Evaluating Early Ecosystem Stability

Critical signals:

  • consistent developer interest

  • early flagship applications

  • ongoing network upgrades

  • stable community growth

  • absence of speculative-only usage

Unsustainable ecosystems:

  • explode during hype

  • collapse during quiet periods

  • show no real economic activity

  • depend on incentives rather than adoption

A strong chain grows even when the market is quiet.

Every new chain competes with existing giants — it must bring something meaningful

Comparing Emerging Blockchains With Established Competitors

Ask:

  • What does this chain offer that existing chains cannot handle?

  • Does it bring architectural innovation or simply higher initial throughput?

  • Are the improvements fundamental or temporary?

  • Can the chain maintain performance with millions of users?

If the only advantage is “we are faster”, the chain offers no long-term differentiation.

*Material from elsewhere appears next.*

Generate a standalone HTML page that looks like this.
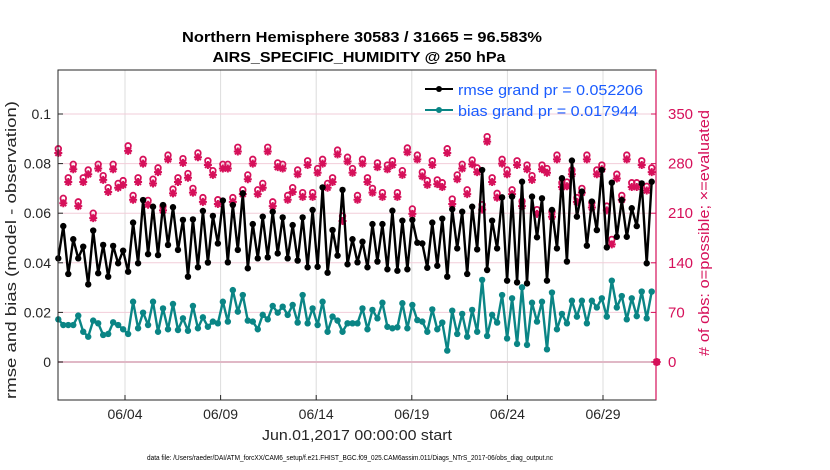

Most emerging blockchains fail for predictable reasons — learn to spot them early

Detecting Signs of Weak or Unsustainable Chain Design

Common red flags:

  • vague technical explanations

  • absent documentation

  • repeated roadmap delays

  • “copied” architecture from older chains

  • unrealistic marketing claims

  • extremely high initial emissions

  • validator concentration

  • unclear governance

One significant red flag can invalidate the entire project.

Final Evaluation & Strategic Takeaways

Evaluating a new blockchain requires no technical expertise — only structured thinking and objective observation.
A promising chain demonstrates:

  • strong architectural foundations

  • transparent development

  • sustainable economic incentives

  • robust early ecosystem support

  • security-focused culture

  • meaningful differentiation

Weak chains rely on marketing, inflated metrics, and unrealistic promises.
By applying this evaluation framework, you identify which ecosystems deserve long-term attention and which ones will fade quickly.

Investing in emerging blockchains is not about predicting hype — it is about recognizing structural strength early.